Stocks are plummeting again as the U.S. China trade war escalated even further to begin the week.
China shot the latest salvo after levying tariffs on $60 billion in U.S. imports, beginning June 1. That follows the U.S.'s own increased tariffs on Chinese goods late last week.
Jim Cramer, host of CNBC's "Mad Money," says the markets should calm down once investors realize they are unfairly punishing stocks unaffected by the trade conflict.
"It's very obvious that people are saying it's restricted to a bunch of companies that do a lot of business in China and they include Xilinx, they include Caterpillar and you get Apple and you get Boeing and then people come to their senses and saying why are we selling Darden, Olive Garden. It really doesn't make any sense to sell Verizon. Why are we selling AT&T other than the fact that maybe they're losing subs? Why are we selling a lot of retailers that do no business in China and the answer is because the market is tanking, it's the futures. The futures don't know any better. The market will stabilize once we see Apple stabilize."
Neel Kashkari, president of the Federal Reserve Bank of Minneapolis, says the economy remains in good shape despite the trade hit.
"So far there's been a lot of bluster on both sides about trade over the past couple of years. We haven't seen much evidence that is showing up in the aggregate economic statistics … Both China and the U.S. have far more to lose and I'm hopeful that cooler heads will prevail and this won't go down a very nasty path. Obviously if it's the worst case scenario and it's ever increasing tariffs for an extended period of time, that could change things, that could have a real effect on U.S. GDP growth but right now I'm not seeing it so for one I'm in wait and see mode."
Krishna Memani, chief investment officer at Oppenheimer Funds, says economic policy should continue to support markets over the longer term.

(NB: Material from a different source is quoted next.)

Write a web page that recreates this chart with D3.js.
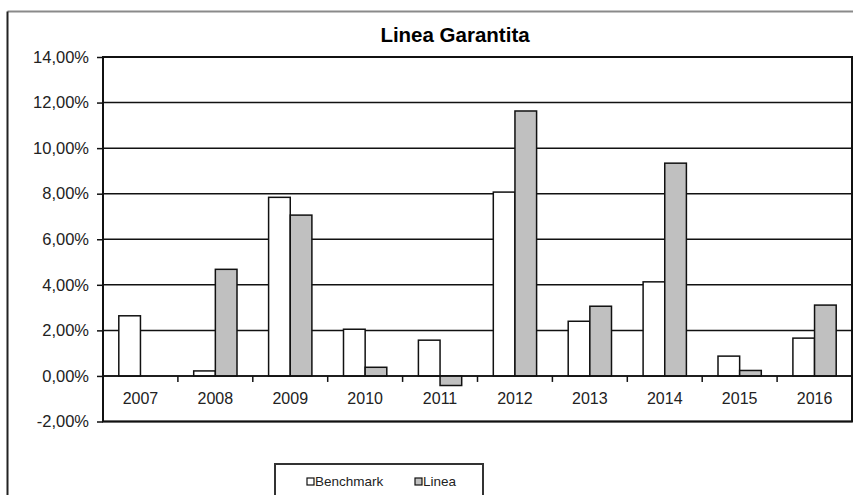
<!DOCTYPE html>
<html>
<head>
<meta charset="utf-8">
<script src="https://cdn.jsdelivr.net/npm/d3@7"></script>
<style>
  body { margin: 0; background: #fff; }
  svg { display: block; font-family: Arial, "Liberation Sans", sans-serif; }
</style>
</head>
<body>
<div id="chart"></div>
<script>
// data
var years = ["2007", "2008", "2009", "2010", "2011", "2012", "2013", "2014", "2015", "2016"];
var seriesNames = ["Benchmark", "Linea"];
var benchmark = [2.64, 0.22, 7.84, 2.05, 1.57, 8.07, 2.40, 4.13, 0.87, 1.66];
var linea = [0, 4.68, 7.06, 0.38, -0.42, 11.63, 3.06, 9.34, 0.24, 3.11];
var yTicks = [-2, 0, 2, 4, 6, 8, 10, 12, 14];
var colors = ["#ffffff", "#c0c0c0"];

var w = 853, h = 495;
var margin = {top: 57, right: 1, bottom: 73, left: 103};

var svg = d3.select("#chart")
            .append("svg")
            .attr("width", w)
            .attr("height", h);

// outer chart frame (only top and left edges visible)
svg.append("line")
   .attr("x1", 7.5).attr("x2", w).attr("y1", 11.5).attr("y2", 11.5)
   .style("stroke", "#8a8a8a").style("stroke-width", 2);
svg.append("line")
   .attr("x1", 7.5).attr("x2", 7.5).attr("y1", 11.5).attr("y2", h)
   .style("stroke", "#222").style("stroke-width", 2);

svg.append("text")
   .attr("x", 455)
   .attr("y", 42)
   .attr("text-anchor", "middle")
   .style("font-size", "20.5px")
   .style("font-weight", "bold")
   .text("Linea Garantita");

var x0 = d3.scaleBand()
           .domain(years)
           .range([margin.left, w - margin.right]);

var cw = x0.bandwidth();
var barW = cw / 3.46;
var x1 = d3.scaleBand()
           .domain(seriesNames)
           .range([(cw - 2 * barW) / 2, (cw + 2 * barW) / 2]);

var y = d3.scaleLinear()
          .domain([-2, 14])
          .range([h - margin.bottom - 0.5, margin.top]);

// gridlines
svg.append("g")
   .selectAll("line")
   .data(yTicks)
   .enter()
   .append("line")
   .attr("x1", margin.left)
   .attr("x2", w - margin.right)
   .attr("y1", function(d){ return y(d); })
   .attr("y2", function(d){ return y(d); })
   .style("stroke", "#111")
   .style("stroke-width", 1.5);

// y axis labels and ticks (plain hyphen for negatives, comma decimals)
var yAxis = d3.axisLeft(y)
              .tickValues(yTicks)
              .tickSize(6)
              .tickPadding(8)
              .tickFormat(function(d){ return d3.format(".2f")(d).replace("\u2212", "-").replace(".", ",") + "%"; });

svg.append("g")
   .attr("transform", "translate(" + margin.left + ",0)")
   .call(yAxis)
   .call(function(g){
     g.select(".domain").remove();
     g.selectAll(".tick line").style("stroke", "#111").style("stroke-width", 1.5);
     g.selectAll(".tick text").style("font-size", "16.5px").style("fill", "#222");
   });

// bars
var rows = years.map(function(yr, i){
  return {year: yr, values: [benchmark[i], linea[i]]};
});

var groups = svg.append("g")
                .selectAll("g")
                .data(rows)
                .enter()
                .append("g")
                .attr("transform", function(d){ return "translate(" + x0(d.year) + ",0)"; });

groups.selectAll("rect")
      .data(function(d){ return d.values.map(function(v, j){ return {name: seriesNames[j], value: v, j: j}; }); })
      .enter()
      .filter(function(d){ return d.value !== 0; })
      .append("rect")
      .attr("x", function(d){ return x1(d.name); })
      .attr("y", function(d){ return y(Math.max(0, d.value)); })
      .attr("width", x1.bandwidth())
      .attr("height", function(d){ return Math.abs(y(d.value) - y(0)); })
      .style("fill", function(d){ return colors[d.j]; })
      .style("stroke", "#111")
      .style("stroke-width", 1.5);

// zero line on top of bars, with category ticks and labels
svg.append("line")
   .attr("x1", margin.left).attr("x2", w - margin.right)
   .attr("y1", y(0)).attr("y2", y(0))
   .style("stroke", "#111").style("stroke-width", 1.5);

svg.append("g")
   .selectAll("line")
   .data(years.slice(1))
   .enter()
   .append("line")
   .attr("x1", function(d){ return x0(d); })
   .attr("x2", function(d){ return x0(d); })
   .attr("y1", y(0))
   .attr("y2", y(0) + 6)
   .style("stroke", "#111")
   .style("stroke-width", 1.5);

svg.append("g")
   .selectAll("text")
   .data(years)
   .enter()
   .append("text")
   .attr("x", function(d){ return x0(d) + cw / 2; })
   .attr("y", y(0) + 28)
   .attr("text-anchor", "middle")
   .style("font-size", "16px")
   .style("fill", "#222")
   .text(function(d){ return d; });

// plot frame
svg.append("rect")
   .attr("x", margin.left)
   .attr("y", y(14))
   .attr("width", w - margin.right - margin.left)
   .attr("height", y(-2) - y(14))
   .style("fill", "none")
   .style("stroke", "#111")
   .style("stroke-width", 2);

// legend
var lg = svg.append("g").attr("transform", "translate(275,464)");
lg.append("rect")
  .attr("width", 208).attr("height", 40)
  .style("fill", "#fff").style("stroke", "#333").style("stroke-width", 2);

var lx = [32, 140];
seriesNames.forEach(function(name, i){
  lg.append("rect")
    .attr("x", lx[i]).attr("y", 14)
    .attr("width", 7).attr("height", 7)
    .style("fill", colors[i]).style("stroke", "#111").style("stroke-width", 1.2);
  lg.append("text")
    .attr("x", lx[i] + 8).attr("y", 22)
    .style("font-size", "13.5px")
    .style("fill", "#222")
    .text(name);
});
</script>
</body>
</html>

"I think the trend for the markets overall from a long-term perspective is still up. The two things in the last 10 years that have mattered the most is the Fed's support of the U.S. economy and the Chinese support of the Chinese economy through stimulus. Both of those things stand. So the right model for dealing with the trade deal is the way Europe has dealt with Brexit which is it's a gift that keeps on giving and it's probably going to be the case for a reasonable amount of time. Underneath that though, we will have continued policy support and probably the economy continues to grow."
Anastasia Amoroso, global investment strategist at JPMorgan Private Bank, says market confidence that a trade deal will be reached concerns her.
"We will have to acknowledge that the market is not prepared for the deal to fall apart here because if you ask most people they would tell you that there's 80% odds that the deal is going to get done mid-May and that is not the case so that's what worries me a little bit near term. And also, if you look at valuation of assets, we are slightly overvalued relative to where the economic data is. But then on the other hand, I look at positioning and it's certainly not where it was stretched back to late 2018 levels so for that reason I think the downside could be shallower and certainly not 20% but maybe in the 10% range."